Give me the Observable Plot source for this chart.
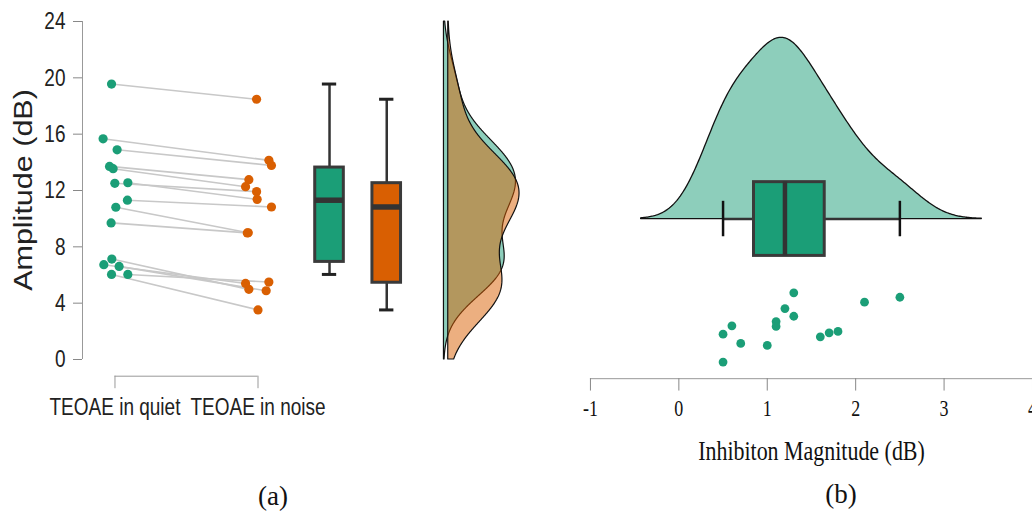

---

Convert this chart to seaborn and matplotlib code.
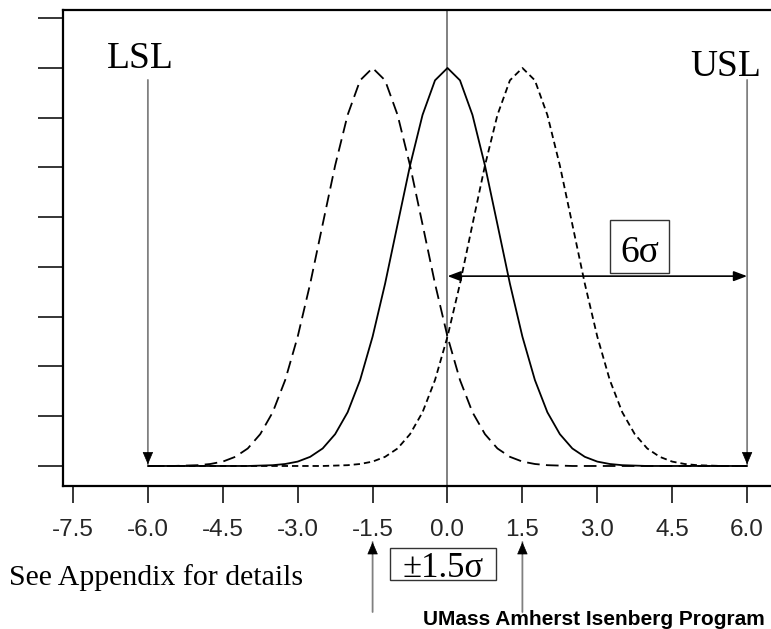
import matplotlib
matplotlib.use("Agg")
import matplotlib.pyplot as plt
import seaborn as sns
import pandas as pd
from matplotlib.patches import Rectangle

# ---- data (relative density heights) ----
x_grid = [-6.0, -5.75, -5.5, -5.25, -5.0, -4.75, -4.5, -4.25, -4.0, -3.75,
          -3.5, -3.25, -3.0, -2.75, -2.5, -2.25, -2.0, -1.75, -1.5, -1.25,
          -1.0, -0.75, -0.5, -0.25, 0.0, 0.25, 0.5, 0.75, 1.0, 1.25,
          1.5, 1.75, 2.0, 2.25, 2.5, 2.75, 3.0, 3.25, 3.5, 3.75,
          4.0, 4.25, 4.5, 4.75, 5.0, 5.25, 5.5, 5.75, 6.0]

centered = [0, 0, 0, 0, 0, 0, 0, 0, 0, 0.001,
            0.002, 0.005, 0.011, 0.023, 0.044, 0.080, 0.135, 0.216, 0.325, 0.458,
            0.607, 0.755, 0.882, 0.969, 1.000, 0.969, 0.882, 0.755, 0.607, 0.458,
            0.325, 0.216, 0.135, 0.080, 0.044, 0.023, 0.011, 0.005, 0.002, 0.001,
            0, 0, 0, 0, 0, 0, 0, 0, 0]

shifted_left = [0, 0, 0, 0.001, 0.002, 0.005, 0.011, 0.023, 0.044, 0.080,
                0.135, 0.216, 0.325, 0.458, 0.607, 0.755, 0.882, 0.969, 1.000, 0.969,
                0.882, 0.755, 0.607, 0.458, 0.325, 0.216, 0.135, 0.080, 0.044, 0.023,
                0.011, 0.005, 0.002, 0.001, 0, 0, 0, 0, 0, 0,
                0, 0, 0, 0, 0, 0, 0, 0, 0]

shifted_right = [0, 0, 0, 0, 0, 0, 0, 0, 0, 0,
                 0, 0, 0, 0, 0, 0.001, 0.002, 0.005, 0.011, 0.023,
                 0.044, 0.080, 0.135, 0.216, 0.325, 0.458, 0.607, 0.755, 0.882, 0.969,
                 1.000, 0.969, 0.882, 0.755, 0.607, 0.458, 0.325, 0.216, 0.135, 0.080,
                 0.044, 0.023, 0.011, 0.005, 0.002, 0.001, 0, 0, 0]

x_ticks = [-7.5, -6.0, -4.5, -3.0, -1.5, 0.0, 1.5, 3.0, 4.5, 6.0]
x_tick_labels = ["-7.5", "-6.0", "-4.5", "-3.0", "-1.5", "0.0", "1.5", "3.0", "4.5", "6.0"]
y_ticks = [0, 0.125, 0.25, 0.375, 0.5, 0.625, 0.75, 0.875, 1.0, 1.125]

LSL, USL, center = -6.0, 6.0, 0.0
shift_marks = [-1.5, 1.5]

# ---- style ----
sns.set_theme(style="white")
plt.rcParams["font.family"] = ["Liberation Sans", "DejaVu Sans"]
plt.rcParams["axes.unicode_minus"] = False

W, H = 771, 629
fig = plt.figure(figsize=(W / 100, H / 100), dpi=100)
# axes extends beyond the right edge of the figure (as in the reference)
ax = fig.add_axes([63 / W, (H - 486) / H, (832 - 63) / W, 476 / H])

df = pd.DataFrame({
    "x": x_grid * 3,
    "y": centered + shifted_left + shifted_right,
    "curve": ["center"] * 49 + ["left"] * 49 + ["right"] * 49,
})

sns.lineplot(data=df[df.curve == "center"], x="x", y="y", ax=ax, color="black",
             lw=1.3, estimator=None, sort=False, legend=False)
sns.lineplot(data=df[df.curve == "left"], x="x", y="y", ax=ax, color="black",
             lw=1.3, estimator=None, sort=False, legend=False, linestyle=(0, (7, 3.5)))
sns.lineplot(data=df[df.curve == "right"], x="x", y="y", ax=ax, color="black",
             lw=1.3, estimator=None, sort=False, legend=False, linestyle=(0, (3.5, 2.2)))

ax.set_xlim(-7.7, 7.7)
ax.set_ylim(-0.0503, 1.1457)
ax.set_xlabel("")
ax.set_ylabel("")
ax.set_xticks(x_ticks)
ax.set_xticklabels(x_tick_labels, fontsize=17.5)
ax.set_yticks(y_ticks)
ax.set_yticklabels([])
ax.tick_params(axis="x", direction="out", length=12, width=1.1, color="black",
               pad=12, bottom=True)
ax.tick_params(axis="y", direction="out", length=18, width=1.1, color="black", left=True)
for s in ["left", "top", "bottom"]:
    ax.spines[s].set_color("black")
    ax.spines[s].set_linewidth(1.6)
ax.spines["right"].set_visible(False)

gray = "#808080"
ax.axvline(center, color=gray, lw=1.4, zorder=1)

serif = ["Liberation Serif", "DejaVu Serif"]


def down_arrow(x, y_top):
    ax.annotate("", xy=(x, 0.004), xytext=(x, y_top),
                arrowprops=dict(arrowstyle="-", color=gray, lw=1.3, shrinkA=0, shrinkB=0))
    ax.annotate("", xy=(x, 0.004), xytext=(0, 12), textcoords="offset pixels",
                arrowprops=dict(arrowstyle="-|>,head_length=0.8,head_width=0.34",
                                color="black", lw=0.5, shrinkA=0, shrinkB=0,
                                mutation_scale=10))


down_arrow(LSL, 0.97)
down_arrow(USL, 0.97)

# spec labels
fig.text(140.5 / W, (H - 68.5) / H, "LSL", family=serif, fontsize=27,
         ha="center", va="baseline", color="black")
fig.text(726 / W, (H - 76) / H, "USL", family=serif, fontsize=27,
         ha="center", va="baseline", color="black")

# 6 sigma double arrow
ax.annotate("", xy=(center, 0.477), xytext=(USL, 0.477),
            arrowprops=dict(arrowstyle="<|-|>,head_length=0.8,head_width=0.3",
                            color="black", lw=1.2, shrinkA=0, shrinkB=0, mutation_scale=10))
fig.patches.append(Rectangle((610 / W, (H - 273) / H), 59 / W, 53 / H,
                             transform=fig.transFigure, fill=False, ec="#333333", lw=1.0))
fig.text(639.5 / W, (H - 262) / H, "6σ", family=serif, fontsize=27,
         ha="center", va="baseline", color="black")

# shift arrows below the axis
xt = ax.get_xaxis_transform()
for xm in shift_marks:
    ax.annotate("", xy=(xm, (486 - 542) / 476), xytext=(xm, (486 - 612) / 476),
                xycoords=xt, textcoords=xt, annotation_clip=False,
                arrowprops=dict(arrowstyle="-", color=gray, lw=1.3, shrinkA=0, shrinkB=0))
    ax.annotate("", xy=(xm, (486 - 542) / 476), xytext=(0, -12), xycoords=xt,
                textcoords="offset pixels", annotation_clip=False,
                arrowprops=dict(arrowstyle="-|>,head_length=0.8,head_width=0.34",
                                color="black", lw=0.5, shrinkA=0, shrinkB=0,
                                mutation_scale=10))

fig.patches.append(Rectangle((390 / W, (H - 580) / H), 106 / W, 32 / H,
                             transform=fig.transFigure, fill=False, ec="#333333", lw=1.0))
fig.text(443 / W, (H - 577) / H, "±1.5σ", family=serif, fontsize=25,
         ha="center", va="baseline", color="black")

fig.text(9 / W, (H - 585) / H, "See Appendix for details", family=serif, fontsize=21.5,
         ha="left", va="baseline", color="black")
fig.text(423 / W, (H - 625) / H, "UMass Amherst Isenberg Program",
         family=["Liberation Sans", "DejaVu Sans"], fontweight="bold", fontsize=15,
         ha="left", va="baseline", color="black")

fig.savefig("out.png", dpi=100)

==

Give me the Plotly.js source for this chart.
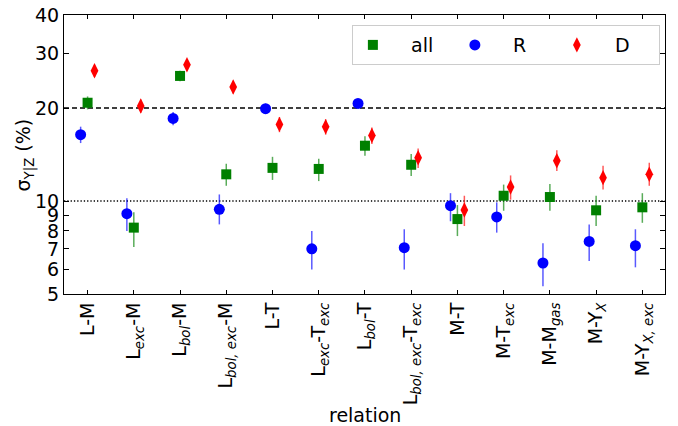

= Problem details =
Go through the data above and find the lines with the word "Give". Copy each of those lines.

= Answer =
Give me the Observable Plot source for this chart.
Give me the Plotly.js source for this chart.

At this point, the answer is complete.